Backers of the Right to Survive initiative, which would allow homeless people in Denver to camp where they wish, delivered more than 9,000 signatures of support Monday morning.

DENVER — Backers of the Right to Survive initiative delivered more than 9,000 signatures of support Monday morning to Denver's election headquarters building at 14th Avenue and Bannock Street.

The steps they took from Civic Center Park to the Denver Elections Division likely secured the measure a spot on the ballot, meaning it would be up to Denver voters to take the next steps and vote on the initiative, which would allow homeless people to set up camp where they choose.

“It protects the right to sleep, sit, lay down and cover yourself,” said Terese Howard, organizer for the advocacy group Denver Homeless Out Loud.

An ordinance passed by Denver City Council in 2012 bans people from camping on public and private property without consent. Homeless advocates have unsuccessfully pushed for statewide legislation over the years to end the ban, including a measure struck down by legislators in March.

“It doesn’t work to keep pushing people from street to street, to alley to sidewalk to riverbank,” Howard said. “It just plain doesn’t work.”

The Right to Survive initiative would allow the homeless to set up camp where they wish.
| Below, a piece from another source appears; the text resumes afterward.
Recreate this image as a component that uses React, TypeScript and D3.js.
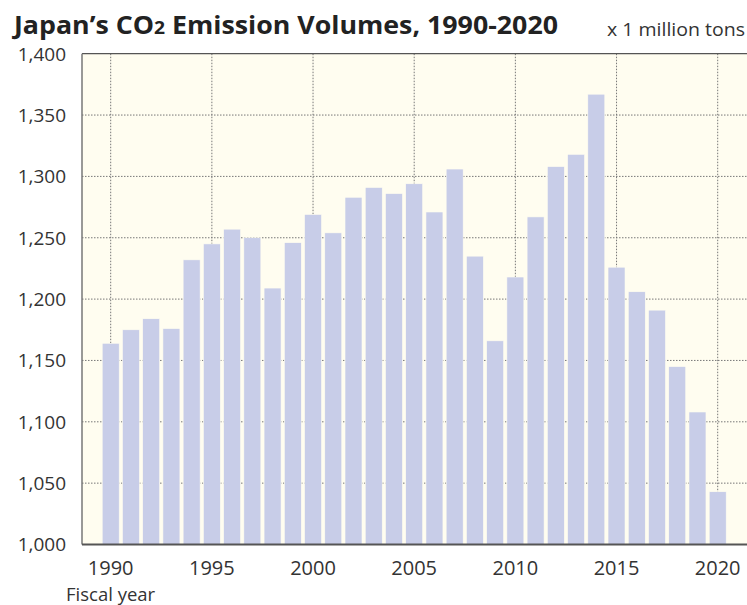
import React from "react";
import * as d3 from "d3";

const years: number[] = d3.range(1990, 2021);
const emissions: number[] = [
  1164, 1175, 1184, 1176, 1232, 1245, 1257, 1250, 1209, 1246,
  1269, 1254, 1283, 1291, 1286, 1294, 1271, 1306, 1235, 1166,
  1218, 1267, 1308, 1318, 1367, 1226, 1206, 1191, 1145, 1108,
  1043,
];
const yTicks: number[] = [1000, 1050, 1100, 1150, 1200, 1250, 1300, 1350, 1400];
const xTickYears: number[] = [1990, 1995, 2000, 2005, 2010, 2015, 2020];

const W = 747;
const H = 605;
const plotLeft = 82;
const plotRight = 747;
const plotTop = 53.7;
const plotBottom = 544.5;

const FONT = "'Open Sans', 'Noto Sans', sans-serif";

export default function App() {
  const step = (717.7 - 110.7) / 30;
  const x = d3
    .scaleBand<number>()
    .domain(years)
    .range([110.7 - step / 2, 717.7 + step / 2])
    .paddingInner(0.16)
    .paddingOuter(0.08);
  const y = d3.scaleLinear().domain([1000, 1400]).range([plotBottom, plotTop]);
  const fmt = d3.format(",");
  const cx = (yr: number) => (x(yr) as number) + x.bandwidth() / 2;

  return (
    <svg
      width={W}
      height={H}
      style={{ position: "absolute", left: 0, top: 0, display: "block" }}
    >
      <rect x={0} y={0} width={W} height={H} fill="#ffffff" />
      <text
        x={14}
        y={34}
        fontFamily={FONT}
        fontWeight={700}
        fontSize={25}
        fill="#222"
        textLength={544}
        lengthAdjust="spacingAndGlyphs"
      >
        Japan’s CO<tspan fontSize={18}>2</tspan> Emission Volumes, 1990-2020
      </text>
      <text
        x={745}
        y={36}
        fontFamily={FONT}
        fontSize={19}
        fill="#333"
        textAnchor="end"
        textLength={138}
        lengthAdjust="spacingAndGlyphs"
      >
        x 1 million tons
      </text>

      <rect
        x={plotLeft}
        y={plotTop}
        width={plotRight - plotLeft}
        height={plotBottom - plotTop}
        fill="#fffdf0"
      />
      {/* gridlines */}
      {yTicks.slice(1, -1).map((t) => (
        <line
          key={"hy" + t}
          x1={plotLeft}
          x2={plotRight}
          y1={y(t)}
          y2={y(t)}
          stroke="#777"
          strokeWidth={1}
          strokeDasharray="1.5,1.5"
        />
      ))}
      {xTickYears.map((yr) => (
        <line
          key={"vx" + yr}
          x1={cx(yr)}
          x2={cx(yr)}
          y1={plotTop}
          y2={plotBottom}
          stroke="#777"
          strokeWidth={1}
          strokeDasharray="1.5,1.5"
        />
      ))}
      {/* bars */}
      {years.map((yr, i) => (
        <rect
          key={yr}
          x={x(yr)}
          y={y(emissions[i])}
          width={x.bandwidth()}
          height={plotBottom - y(emissions[i])}
          fill="#c8cde8"
          stroke="#fffdf0"
          strokeWidth={0.6}
        />
      ))}
      {/* axes lines */}
      <line x1={plotLeft} x2={plotRight} y1={plotTop} y2={plotTop} stroke="#555" strokeWidth={1.2} />
      <line x1={plotLeft} x2={plotLeft} y1={plotTop} y2={plotBottom} stroke="#777" strokeWidth={1.5} />
      <line x1={plotLeft} x2={plotRight} y1={plotBottom} y2={plotBottom} stroke="#555" strokeWidth={2} />

      {/* y tick labels */}
      {yTicks.map((t) => (
        <text
          key={"yt" + t}
          x={66}
          y={y(t)}
          dy="0.36em"
          textAnchor="end"
          fontFamily={FONT}
          fontSize={19}
          fill="#333"
        >
          {fmt(t)}
        </text>
      ))}
      {/* x tick labels */}
      {xTickYears.map((yr) => (
        <text
          key={"xt" + yr}
          x={cx(yr)}
          y={575}
          textAnchor="middle"
          fontFamily={FONT}
          fontSize={20}
          fill="#333"
        >
          {yr}
        </text>
      ))}
      <text x={66} y={601} fontFamily={FONT} fontSize={18.5} fill="#333">
        Fiscal year
      </text>
    </svg>
  );
}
It would protect the right “to rest and shelter oneself from the elements in a non-obstructive manner in outdoor public spaces.” It would allow people to eat and share food in public spaces and sleep in their cars.
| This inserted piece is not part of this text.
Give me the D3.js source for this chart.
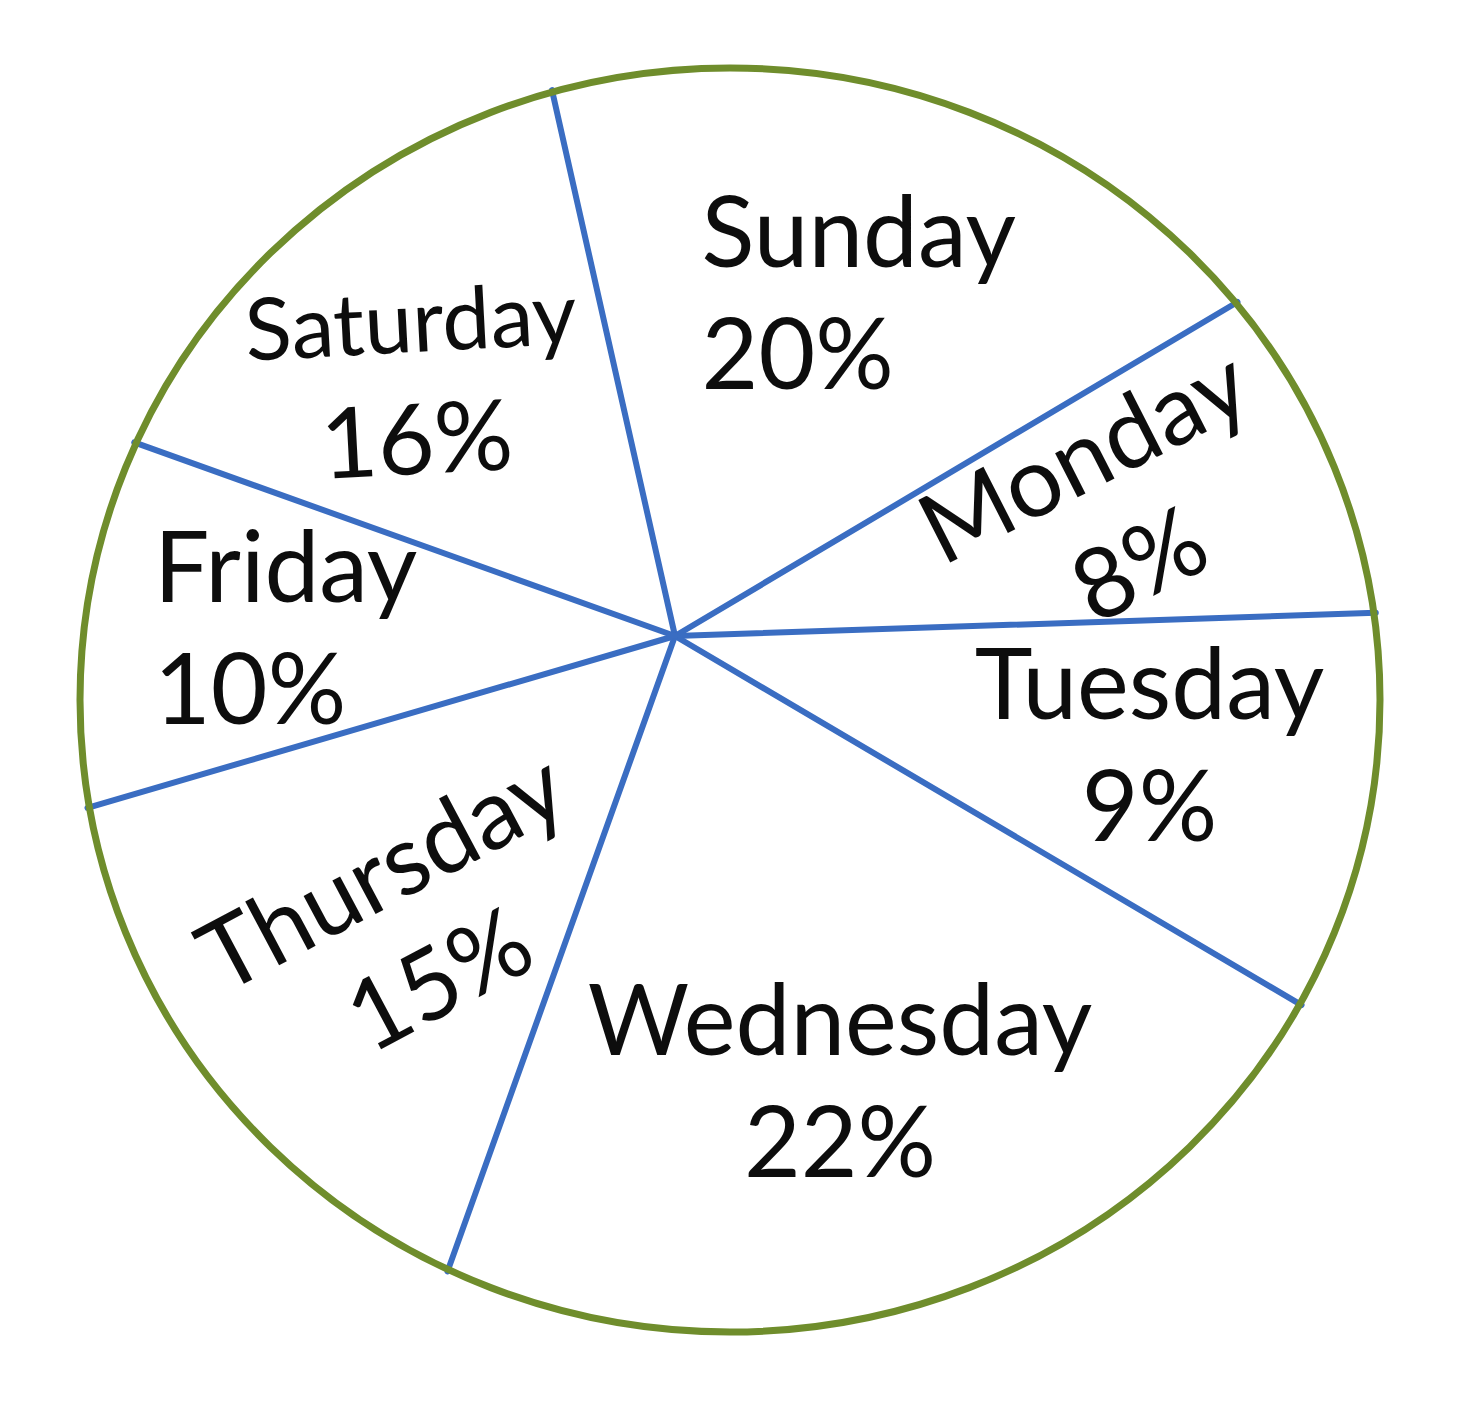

Councilman Albus Brooks worries the initiative would change more than voters realize.

“Our parks curfew, our camping ordinance, our major encumbrance ordinance – any of our ordinances we use,” Brooks explained. “If people are setting up structures on sidewalks, we won’t be able to use them anymore.”

Brooks said he’d support an initiative that touched on housing and mental health.
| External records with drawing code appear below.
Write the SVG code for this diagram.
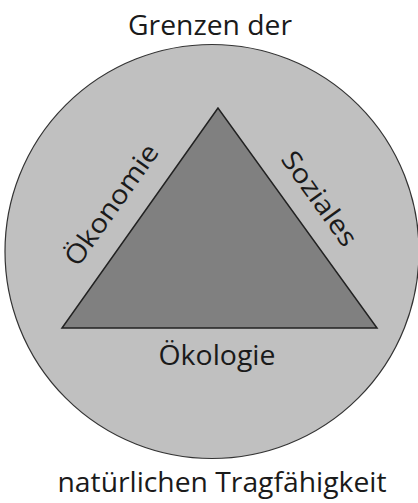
<svg xmlns="http://www.w3.org/2000/svg" width="418" height="503" viewBox="0 0 418 503">
<style>
text{font-family:"Open Sans","Liberation Sans",sans-serif;font-size:26.5px;fill:#1a1a1a;text-anchor:middle}
</style>
<rect width="418" height="503" fill="#ffffff"/>
<g id="circle"><circle cx="212" cy="251.5" r="207" fill="#c0c0c0" stroke="#333333" stroke-width="1.2"/></g>
<g id="triangle"><polygon points="218,108 62,328 377,328" fill="#808080" stroke="#222222" stroke-width="1.5"/></g>
<g id="labels">
<text x="210" y="35" textLength="164" lengthAdjust="spacingAndGlyphs">Grenzen der</text>
<text x="222" y="492" textLength="329" lengthAdjust="spacingAndGlyphs">natürlichen Tragfähigkeit</text>
<text x="217" y="365" textLength="117" lengthAdjust="spacingAndGlyphs">Ökologie</text>
<text transform="translate(119,210) rotate(-54.7)" x="0" y="0" textLength="142" lengthAdjust="spacingAndGlyphs">Ökonomie</text>
<text transform="translate(312,204) rotate(54.3)" x="0" y="0" textLength="110" lengthAdjust="spacingAndGlyphs">Soziales</text>
</g>
</svg>
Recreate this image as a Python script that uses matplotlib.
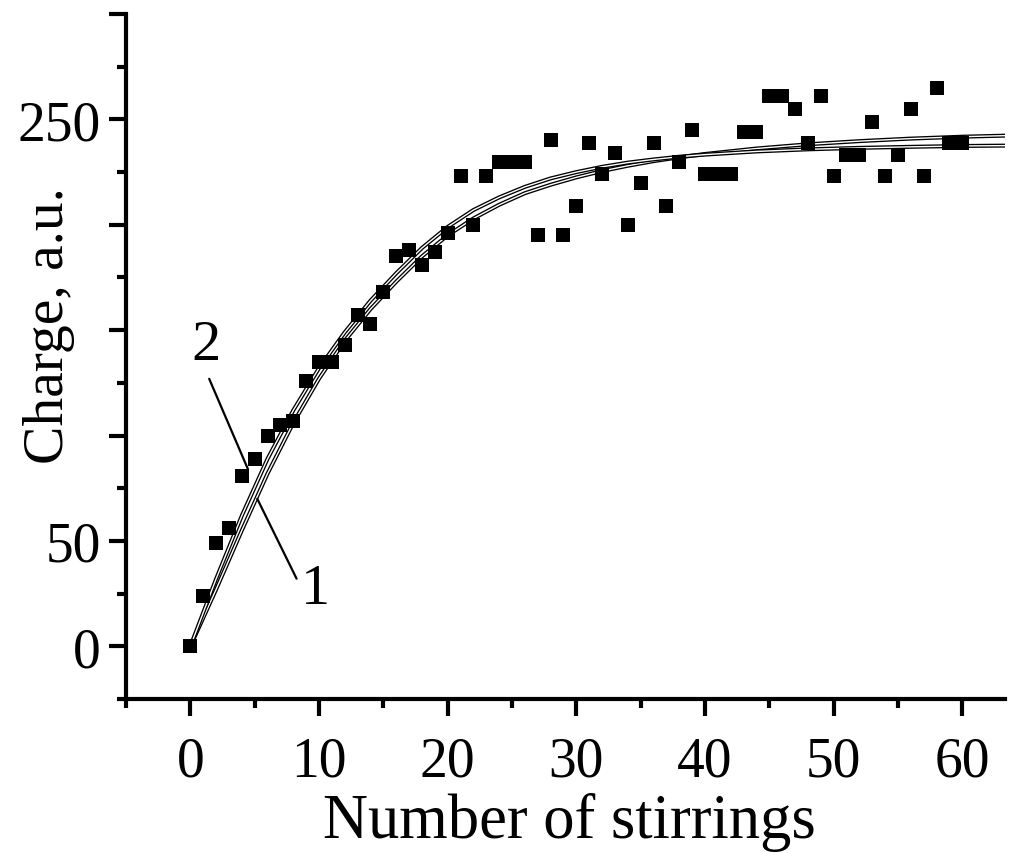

“I think it’s ridiculous as a city we’re okay with people sleeping everywhere,” he said.

Outreach teams funded by the city’s homelessness agency, Denver’s Road Home, work to connect with people across Denver who live on the streets. Data provided by Denver Human Services showed outreach teams connected with nearly 4,000 people through the first half of 2018. About 1,100 of those people were referred to mental and behavioral health resources, 121 people were housed and 693 were referred to emergency shelters.

Howard and organizers with DHOL argued that the city must address homeless rights and housing challenges simultaneously.

“People are on the streets and they’re going to continue to be on the streets until we actually have addressed our economy and our housing market in a much, much, much more serious way than anybody is proposing right now,” Howard said.

Denver Police currently enforce the camping ban in Denver, but according to a training bulletin provided by DPD, “Denver police officers will not seize tents, tarps, blankets, sleeping bags, or other camping related items.”

Howard said police officers had contacted thousands of homeless people violating the ordinance over the years. However, Councilman Brooks claimed that 22 people were ticketed in the seven years the ban has been in place.

Denver elections officials will review the signatures submitted Monday. Howard said voters should know on October 29 if the initiative will be on the ballot.